DATA LINES
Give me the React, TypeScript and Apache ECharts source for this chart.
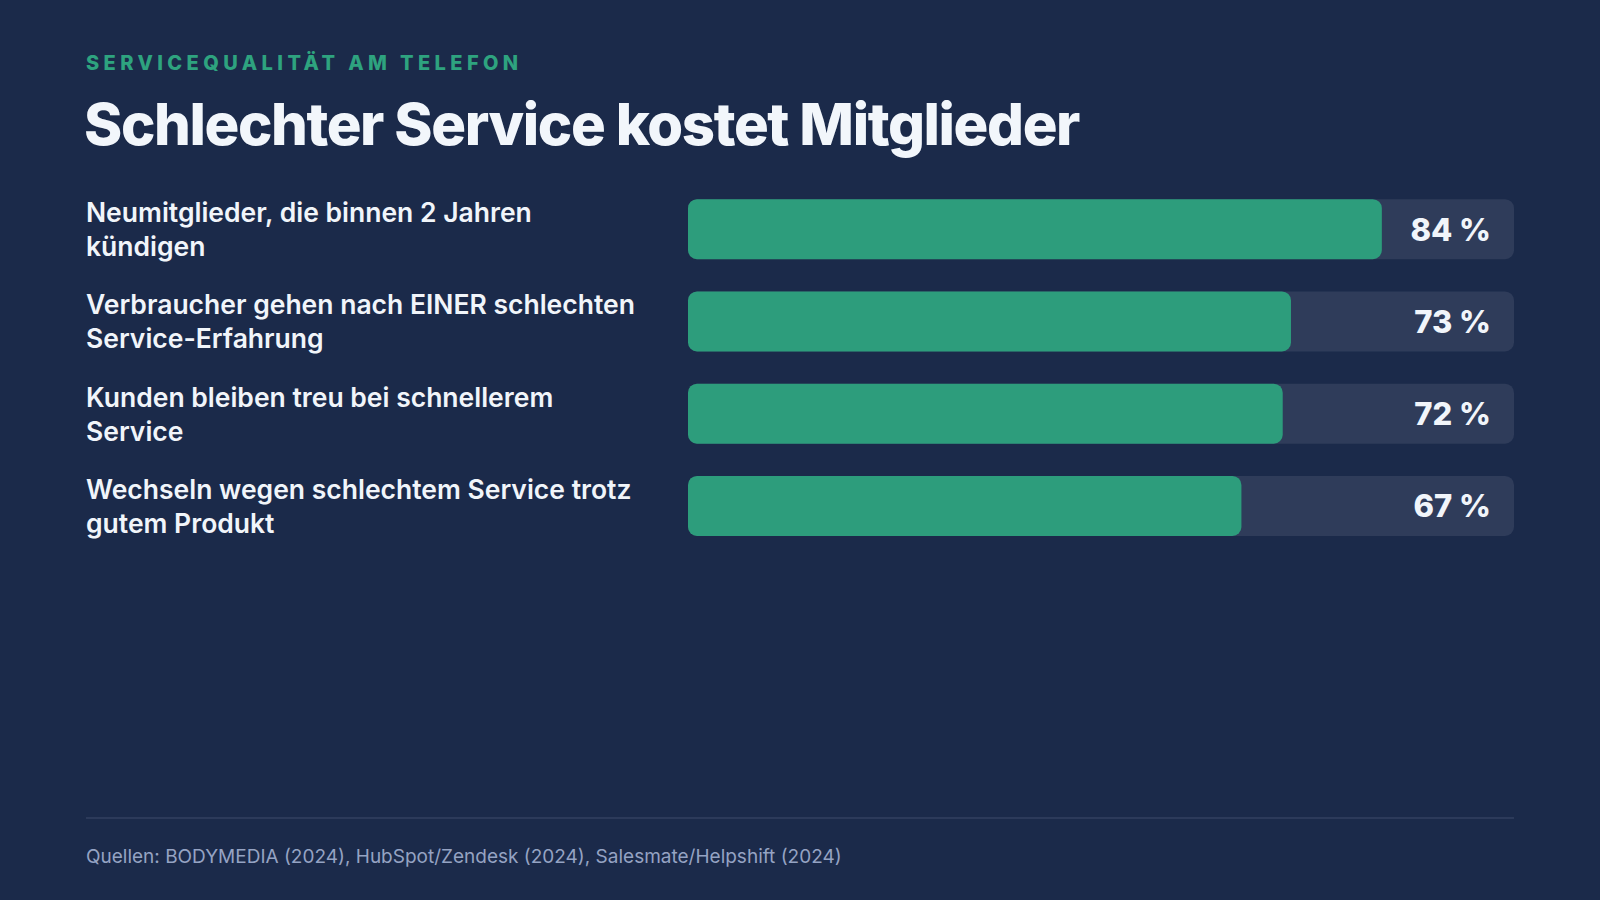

---

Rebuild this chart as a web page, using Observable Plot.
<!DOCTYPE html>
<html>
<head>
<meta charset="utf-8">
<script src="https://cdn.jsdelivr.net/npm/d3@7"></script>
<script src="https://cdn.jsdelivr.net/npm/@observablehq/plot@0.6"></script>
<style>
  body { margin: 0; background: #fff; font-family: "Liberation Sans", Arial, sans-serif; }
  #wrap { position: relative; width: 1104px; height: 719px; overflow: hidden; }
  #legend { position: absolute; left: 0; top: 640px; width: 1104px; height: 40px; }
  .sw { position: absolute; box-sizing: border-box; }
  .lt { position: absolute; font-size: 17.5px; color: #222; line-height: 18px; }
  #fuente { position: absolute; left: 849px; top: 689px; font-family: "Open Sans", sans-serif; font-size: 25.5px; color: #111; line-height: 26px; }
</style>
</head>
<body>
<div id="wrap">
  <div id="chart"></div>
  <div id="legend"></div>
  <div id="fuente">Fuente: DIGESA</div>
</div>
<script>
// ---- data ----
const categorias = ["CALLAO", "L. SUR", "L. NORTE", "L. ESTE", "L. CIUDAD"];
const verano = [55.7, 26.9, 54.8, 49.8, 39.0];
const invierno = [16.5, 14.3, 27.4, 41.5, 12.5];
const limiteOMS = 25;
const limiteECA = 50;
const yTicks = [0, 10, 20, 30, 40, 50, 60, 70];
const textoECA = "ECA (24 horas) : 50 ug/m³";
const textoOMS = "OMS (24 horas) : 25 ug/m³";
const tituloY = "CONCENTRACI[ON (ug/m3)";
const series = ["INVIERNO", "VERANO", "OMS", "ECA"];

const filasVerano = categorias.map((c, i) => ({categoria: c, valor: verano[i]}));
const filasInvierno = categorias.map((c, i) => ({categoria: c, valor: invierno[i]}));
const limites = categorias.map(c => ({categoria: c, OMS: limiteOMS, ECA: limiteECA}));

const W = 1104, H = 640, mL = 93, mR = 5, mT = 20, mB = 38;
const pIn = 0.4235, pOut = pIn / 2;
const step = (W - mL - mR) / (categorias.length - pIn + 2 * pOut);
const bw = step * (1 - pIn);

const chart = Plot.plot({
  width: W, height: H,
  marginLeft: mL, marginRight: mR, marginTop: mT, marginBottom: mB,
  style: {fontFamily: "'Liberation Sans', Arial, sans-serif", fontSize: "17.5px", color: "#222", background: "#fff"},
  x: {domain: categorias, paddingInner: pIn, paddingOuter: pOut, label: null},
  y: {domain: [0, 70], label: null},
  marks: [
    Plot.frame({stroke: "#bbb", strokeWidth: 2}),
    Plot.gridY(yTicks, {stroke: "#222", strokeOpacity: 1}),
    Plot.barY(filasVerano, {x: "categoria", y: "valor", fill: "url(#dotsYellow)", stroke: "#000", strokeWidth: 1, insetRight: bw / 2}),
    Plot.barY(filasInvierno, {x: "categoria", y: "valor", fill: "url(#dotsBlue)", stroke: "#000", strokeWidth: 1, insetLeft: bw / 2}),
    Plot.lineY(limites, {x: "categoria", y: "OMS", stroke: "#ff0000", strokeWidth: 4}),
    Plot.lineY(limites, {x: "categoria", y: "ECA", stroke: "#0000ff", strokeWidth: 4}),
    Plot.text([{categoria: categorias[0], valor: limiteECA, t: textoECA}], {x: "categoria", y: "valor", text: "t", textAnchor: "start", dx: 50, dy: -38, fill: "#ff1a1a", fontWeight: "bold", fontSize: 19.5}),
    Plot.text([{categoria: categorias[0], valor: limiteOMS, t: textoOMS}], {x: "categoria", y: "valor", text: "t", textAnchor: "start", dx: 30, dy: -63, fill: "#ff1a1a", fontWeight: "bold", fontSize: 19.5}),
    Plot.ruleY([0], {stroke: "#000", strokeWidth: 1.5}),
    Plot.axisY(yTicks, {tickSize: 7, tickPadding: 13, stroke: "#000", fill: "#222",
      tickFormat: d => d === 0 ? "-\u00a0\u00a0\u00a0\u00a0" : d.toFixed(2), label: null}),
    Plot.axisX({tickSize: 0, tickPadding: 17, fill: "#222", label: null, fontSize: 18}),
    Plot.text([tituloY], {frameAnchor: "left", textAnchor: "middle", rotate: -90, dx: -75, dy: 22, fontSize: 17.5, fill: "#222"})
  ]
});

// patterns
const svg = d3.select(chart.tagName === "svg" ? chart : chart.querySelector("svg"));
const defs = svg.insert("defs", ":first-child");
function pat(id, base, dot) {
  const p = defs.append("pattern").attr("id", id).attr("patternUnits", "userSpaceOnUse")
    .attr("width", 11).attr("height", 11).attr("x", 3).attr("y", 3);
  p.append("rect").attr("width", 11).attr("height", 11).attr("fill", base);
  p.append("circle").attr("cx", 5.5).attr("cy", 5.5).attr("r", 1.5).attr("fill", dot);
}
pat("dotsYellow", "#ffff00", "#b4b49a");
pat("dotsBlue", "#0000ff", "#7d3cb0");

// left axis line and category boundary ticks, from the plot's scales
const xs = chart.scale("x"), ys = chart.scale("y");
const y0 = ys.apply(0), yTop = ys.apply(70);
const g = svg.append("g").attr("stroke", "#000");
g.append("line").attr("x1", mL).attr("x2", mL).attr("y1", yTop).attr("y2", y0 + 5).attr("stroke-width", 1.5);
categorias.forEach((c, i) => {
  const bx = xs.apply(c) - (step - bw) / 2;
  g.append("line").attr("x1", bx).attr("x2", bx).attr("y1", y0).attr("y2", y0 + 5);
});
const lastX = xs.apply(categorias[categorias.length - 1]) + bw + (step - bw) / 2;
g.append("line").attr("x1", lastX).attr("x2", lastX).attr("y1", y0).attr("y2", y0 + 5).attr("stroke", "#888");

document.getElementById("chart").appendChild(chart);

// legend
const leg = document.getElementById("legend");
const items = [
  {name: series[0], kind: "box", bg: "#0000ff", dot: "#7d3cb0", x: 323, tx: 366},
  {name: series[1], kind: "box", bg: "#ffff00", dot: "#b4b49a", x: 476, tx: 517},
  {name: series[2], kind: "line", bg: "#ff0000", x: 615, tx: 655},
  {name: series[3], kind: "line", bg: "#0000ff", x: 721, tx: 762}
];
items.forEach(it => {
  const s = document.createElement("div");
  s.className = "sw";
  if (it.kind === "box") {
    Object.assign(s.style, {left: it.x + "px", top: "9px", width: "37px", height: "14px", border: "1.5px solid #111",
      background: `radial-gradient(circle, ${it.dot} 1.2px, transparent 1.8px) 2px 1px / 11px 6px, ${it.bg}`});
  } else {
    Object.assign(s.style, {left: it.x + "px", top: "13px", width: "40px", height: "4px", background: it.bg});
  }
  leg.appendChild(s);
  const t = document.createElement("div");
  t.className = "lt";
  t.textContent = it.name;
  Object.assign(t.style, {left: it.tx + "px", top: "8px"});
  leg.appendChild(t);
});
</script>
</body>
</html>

GIVEN REQUEST
Where a line of the entries contains the word "chart", copy that line.

TASK OUTPUT
Give me the React, TypeScript and Apache ECharts source for this chart.
Rebuild this chart as a web page, using Observable Plot.
  <div id="chart"></div>
const chart = Plot.plot({
const svg = d3.select(chart.tagName === "svg" ? chart : chart.querySelector("svg"));
const xs = chart.scale("x"), ys = chart.scale("y");
document.getElementById("chart").appendChild(chart);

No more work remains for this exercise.